Arizona only sentenced one man to hang for train robbery and that is the story in “Up Goes Your Hands.”

The guys were a small-time trio of outlaws who would have made Al Jennings of Oklahoma look like Jesse James.  This gang is a classic example of why prospective train robbers should enroll in a Train Robbery 101 course at their local community college before undertaking such an endeavor. They would have learned such things as: Always wear a mask to conceal your identity; if you have sores all over your face, wear a hood; don’t consume alcohol before pulling a job; and if you have a foreign accent, let one of the other outlaws do all the talking.

Oh, and don’t announce to strangers you meet along the road that you’re on your way to rob a train.

Just after midnight on the morning of Monday, October 1, 1894 the Southern Pacific Express, making its eastbound run from San Francisco to New Orleans had stopped to take on water at the Maricopa station. The crew was from the Gila Division that made the 247-mile run from Yuma to Tucson.

Before the train could pick up steam it was halted by three men, Franz Oscar Toren, Frank Armer and John Donovan.  Toren, a tall man weighing over 200 lbs and with a Swedish accent, was the leader. He went by several alias’ including Oscar Rogers, Oscar Armstrong and, Oscar Walford,

They rounded up the crew then gathered outside the door of the express car. One called out to the messenger, an Irishman named George Mitchell to open the door.  Later he testified: “I stuck me head out and (a bandit) said, ‘Up goes yer hands’ and I says, ‘Up they go.’ ”

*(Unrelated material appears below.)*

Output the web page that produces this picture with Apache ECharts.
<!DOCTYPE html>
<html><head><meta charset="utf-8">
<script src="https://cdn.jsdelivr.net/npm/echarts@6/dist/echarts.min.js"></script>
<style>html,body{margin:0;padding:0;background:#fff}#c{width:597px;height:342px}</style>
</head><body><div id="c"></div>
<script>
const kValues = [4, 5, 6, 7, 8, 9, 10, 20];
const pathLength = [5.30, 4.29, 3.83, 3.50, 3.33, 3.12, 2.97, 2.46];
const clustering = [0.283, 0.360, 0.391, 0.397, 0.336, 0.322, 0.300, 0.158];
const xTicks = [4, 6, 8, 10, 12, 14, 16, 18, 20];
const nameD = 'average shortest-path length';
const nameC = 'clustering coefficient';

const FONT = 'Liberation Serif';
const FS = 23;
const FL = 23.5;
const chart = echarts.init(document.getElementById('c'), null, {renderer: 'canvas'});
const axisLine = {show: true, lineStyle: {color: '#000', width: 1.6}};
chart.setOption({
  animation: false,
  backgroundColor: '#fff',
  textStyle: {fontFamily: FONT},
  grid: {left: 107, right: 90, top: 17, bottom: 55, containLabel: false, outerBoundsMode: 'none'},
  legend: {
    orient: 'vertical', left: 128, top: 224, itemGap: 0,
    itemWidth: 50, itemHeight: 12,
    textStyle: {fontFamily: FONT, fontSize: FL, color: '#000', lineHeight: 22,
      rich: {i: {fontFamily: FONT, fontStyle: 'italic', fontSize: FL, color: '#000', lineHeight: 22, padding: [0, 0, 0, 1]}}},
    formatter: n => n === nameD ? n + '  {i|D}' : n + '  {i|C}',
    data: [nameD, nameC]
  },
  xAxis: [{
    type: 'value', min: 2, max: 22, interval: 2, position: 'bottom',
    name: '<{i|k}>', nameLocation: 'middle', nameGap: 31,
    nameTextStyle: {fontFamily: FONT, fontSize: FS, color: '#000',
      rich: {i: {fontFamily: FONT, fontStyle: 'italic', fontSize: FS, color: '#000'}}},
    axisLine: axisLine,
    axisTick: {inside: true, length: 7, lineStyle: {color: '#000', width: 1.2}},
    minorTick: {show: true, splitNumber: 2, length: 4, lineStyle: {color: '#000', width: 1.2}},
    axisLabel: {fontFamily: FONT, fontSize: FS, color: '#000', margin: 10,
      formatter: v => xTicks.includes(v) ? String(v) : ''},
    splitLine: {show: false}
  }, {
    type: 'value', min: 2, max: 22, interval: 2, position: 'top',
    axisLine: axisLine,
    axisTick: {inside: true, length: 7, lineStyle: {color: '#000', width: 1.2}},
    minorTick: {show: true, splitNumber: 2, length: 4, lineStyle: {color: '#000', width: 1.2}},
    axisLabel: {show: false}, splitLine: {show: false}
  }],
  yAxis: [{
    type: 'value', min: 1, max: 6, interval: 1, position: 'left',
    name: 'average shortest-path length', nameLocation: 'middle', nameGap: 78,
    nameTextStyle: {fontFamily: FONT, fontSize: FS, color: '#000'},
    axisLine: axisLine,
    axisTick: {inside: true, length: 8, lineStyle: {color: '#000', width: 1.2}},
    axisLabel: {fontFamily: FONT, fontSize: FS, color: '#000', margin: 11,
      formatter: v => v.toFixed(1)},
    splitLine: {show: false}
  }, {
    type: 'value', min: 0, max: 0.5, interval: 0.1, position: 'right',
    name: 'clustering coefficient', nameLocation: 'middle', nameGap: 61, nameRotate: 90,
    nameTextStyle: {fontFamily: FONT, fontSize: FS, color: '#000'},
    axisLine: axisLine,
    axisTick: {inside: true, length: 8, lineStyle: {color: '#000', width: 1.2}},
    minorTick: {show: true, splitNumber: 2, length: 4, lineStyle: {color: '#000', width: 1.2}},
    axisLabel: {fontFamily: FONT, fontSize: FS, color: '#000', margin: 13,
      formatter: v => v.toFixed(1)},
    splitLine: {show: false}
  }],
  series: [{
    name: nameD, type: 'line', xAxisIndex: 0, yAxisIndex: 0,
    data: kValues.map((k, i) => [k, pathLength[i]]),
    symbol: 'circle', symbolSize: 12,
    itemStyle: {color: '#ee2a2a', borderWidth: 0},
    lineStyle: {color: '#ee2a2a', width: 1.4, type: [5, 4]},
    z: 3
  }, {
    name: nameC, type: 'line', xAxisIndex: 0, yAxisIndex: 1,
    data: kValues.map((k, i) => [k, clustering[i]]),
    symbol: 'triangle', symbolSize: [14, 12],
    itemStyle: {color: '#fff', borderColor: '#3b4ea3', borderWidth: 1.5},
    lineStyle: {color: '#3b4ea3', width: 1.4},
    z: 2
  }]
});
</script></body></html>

This wouldn’t be the last time the Irish messenger would be victimized by amateur train robbers. A few years’ later two bungling bandits named Joe George and Grant Wheeler would make two unsuccessful attempts to burgle his safe between Willcox and Cochise. The first time they accidentally blew up the entire express car, scattering Mexican pesos all over the desert and the second time they separated the engine and mail car from the rest of the train, took it a couple of miles up the track then realized they’d left the express car attached to the passenger cars. The robbery at Maricopa netted the outlaws a handsome sum of $165.14. The Toren and Armer were quickly rounded up but Donovan, the bandit with the tell-tale sores on his face, managed to get to Phoenix where he gave lawmen the slip.

Armer pled guilty to a lesser charge but the stubborn Swede decided to take his chances with the jury. It was a bad decision. Despite the fact nobody was wounded or killed in the robbery he was found guilty and sentenced to hang.

The Swede didn’t hang. Only one man was ever hanged for robbing a train and that was Black Jack Ketchum in New Mexico.

Following a string of train robberies the New Mexico Territorial Legislature passed a law in 1889 making train robbery a capital offense.

Highwaymen got around that by waiting for the trains to pass over into the Arizona Territory before making their heist. The rash of train robberies thrust upon them by their neighbors to the east brought a quick reaction from the politicos in Arizona and two years later they too made train robbery a hanging offense.

After the death penalty for train robbery became law in Arizona in 1891 juries were reluctant to find an outlaw guilty of train robbery if no one was killed. The two territories tired of watching train robbers go free.  Both Arizona and New Mexico removed capital punishment for train robbery.